Colour is a higher-risk purchase than neutral. A navy blazer works in 90% of situations. A burgundy blazer works in maybe 40%. If you are on a tight budget and need every garment to earn its keep, stick to neutrals. Colour is a luxury of a well-stocked wardrobe, not a shortcut to one. Build the neutral foundation first. Add colour when you have the budget to absorb a mistake.

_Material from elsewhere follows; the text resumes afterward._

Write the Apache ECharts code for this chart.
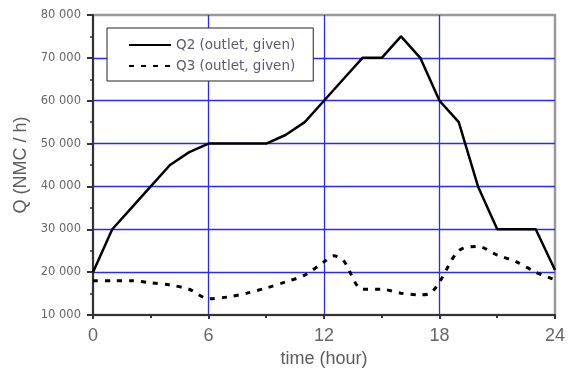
<!DOCTYPE html>
<html>
<head>
<meta charset="utf-8">
<script src="https://cdn.jsdelivr.net/npm/echarts@6/dist/echarts.min.js"></script>
<style>
  html, body { margin: 0; padding: 0; background: #fff; }
  #main { width: 568px; height: 373px; }
</style>
</head>
<body>
<div id="main"></div>
<script>
// hours and flows
var hours2 = [0, 1, 2, 3, 4, 5, 6, 7, 8, 9, 10, 11, 12, 13, 14, 15, 16, 17, 18, 19, 20, 21, 22, 23, 24];
var q2 = [20000, 30000, 35000, 40000, 45000, 48000, 50000, 50000, 50000, 50000, 52000, 55000, 60000, 65000, 70000, 70000, 75000, 70000, 60000, 55000, 40000, 30000, 30000, 30000, 20500];

var hours3 = [0, 1, 2, 3, 4, 5, 6, 7, 8, 9, 10, 11, 12, 12.5, 13, 14, 15, 16, 17, 17.5, 18, 19, 20, 21, 22, 23, 24];
var q3 = [18000, 18000, 18000, 17500, 17000, 16000, 13800, 14200, 15100, 16300, 17700, 19300, 22400, 23800, 22800, 16000, 16000, 15100, 14700, 15000, 17700, 25000, 26000, 24000, 22400, 20000, 18200];

var seriesNames = ['Q2 (outlet, given)', 'Q3 (outlet, given)'];

function pairs(xs, ys) {
  return xs.map(function (x, i) { return [x, ys[i]]; });
}

var myChart = echarts.init(document.getElementById('main'));

var textGrey = '#5c5c5c';
var gridBlue = '#2b2bf0';

var option = {
  animation: false,
  grid: {
    left: 93, right: 12, top: 15, bottom: 58,
    show: true,
    borderColor: '#999',
    borderWidth: 2.5
  },
  legend: {
    orient: 'vertical',
    left: 107,
    top: 28,
    itemWidth: 42,
    itemHeight: 13,
    itemGap: 7,
    padding: [10, 18, 8, 21],
    borderColor: '#222',
    borderWidth: 1,
    backgroundColor: '#fff',
    itemStyle: { opacity: 0 },
    textStyle: { color: '#5a5a6a', fontSize: 13.5, fontFamily: 'DejaVu Sans' },
    data: seriesNames
  },
  xAxis: {
    type: 'value',
    min: 0, max: 24, interval: 6,
    name: 'time (hour)',
    nameLocation: 'middle',
    nameGap: 32,
    nameTextStyle: { color: textGrey, fontSize: 18, fontFamily: 'Liberation Sans' },
    axisLine: { lineStyle: { color: '#333', width: 2 } },
    axisTick: { length: 4, lineStyle: { color: '#333', width: 2 } },
    minorTick: { show: true, splitNumber: 2, length: 3, lineStyle: { color: '#333', width: 2 } },
    axisLabel: { color: '#666', fontSize: 18, margin: 12, fontFamily: 'Liberation Sans' },
    splitLine: { show: true, showMinLine: false, showMaxLine: false, lineStyle: { color: gridBlue, width: 1.3 } }
  },
  yAxis: {
    type: 'value',
    min: 10000, max: 80000, interval: 10000,
    name: 'Q (NMC / h)',
    nameLocation: 'middle',
    nameGap: 63,
    nameTextStyle: { color: textGrey, fontSize: 18, fontFamily: 'Liberation Sans' },
    axisLine: { show: true, lineStyle: { color: '#333', width: 2 } },
    axisTick: { length: 6, lineStyle: { color: '#333', width: 2 } },
    minorTick: { show: true, splitNumber: 2, length: 3, lineStyle: { color: '#333', width: 1.5 } },
    axisLabel: {
      color: '#666', fontSize: 11.5, margin: 12, fontFamily: 'DejaVu Sans',
      formatter: function (v) { return String(v).replace(/\B(?=(\d{3})+(?!\d))/g, ' '); }
    },
    splitLine: { show: true, showMinLine: false, showMaxLine: false, lineStyle: { color: gridBlue, width: 1.3 } }
  },
  series: [
    {
      name: seriesNames[0],
      type: 'line',
      data: pairs(hours2, q2),
      symbol: 'none',
      lineStyle: { color: '#000', width: 2.5 },
      itemStyle: { color: '#000' }
    },
    {
      name: seriesNames[1],
      type: 'line',
      data: pairs(hours3, q3),
      symbol: 'none',
      smooth: 0.3,
      lineStyle: { color: '#000', width: 3, type: [5, 7] },
      itemStyle: { color: '#000' }
    }
  ]
};

myChart.setOption(option);
</script>
</body>
</html>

Five-step execution plan for this week

This is not theory. This is a checklist.

  1. Audit your neutral base. Count your navy, charcoal, olive, camel, cream, and black items. If you have fewer than 15 wearable neutral pieces across tops, bottoms, and outerwear, do not buy colour yet. Buy a well-fitting pair of dark indigo jeans ($60-120 from Levi’s or Uniqlo) and a navy merino sweater ($50-80 from Uniqlo or Banana Republic).
  2. Choose one colour from the three recommended above. Burgundy is the safest starting point. It works for men and women equally. It looks good on all skin tones. It matches every neutral.
  3. Buy exactly one garment in that colour. The garment should be something you wear at least twice a week. For most people, that is a sweater, a T-shirt, or a pair of trousers. Spend $40-80. Do not go cheap — a $15 fast-fashion piece in a colour will look faded after three washes. Uniqlo, COS, Everlane, and Spier & Mackay are reliable mid-range options.
  4. Wear that garment three times in the first week. Pair it with three different neutral bases. Day one: burgundy sweater with dark indigo jeans and white sneakers. Day two: burgundy sweater with olive chinos and brown boots. Day three: burgundy sweater under a camel coat with black trousers. If it works three different ways, buy a second piece in the same colour.
  5. Repeat for the second and third colours. Once burgundy is integrated, add mustard. Then forest green. By the end of the month, you will have nine to twelve coloured pieces that all work together and with your entire neutral base.

This is the simplest method for adding colour to your wardrobe. It is not fast — you will not have a rainbow closet in a week. But it is permanent. The pieces you buy will stay in rotation for years because they were chosen within a system, not grabbed on impulse.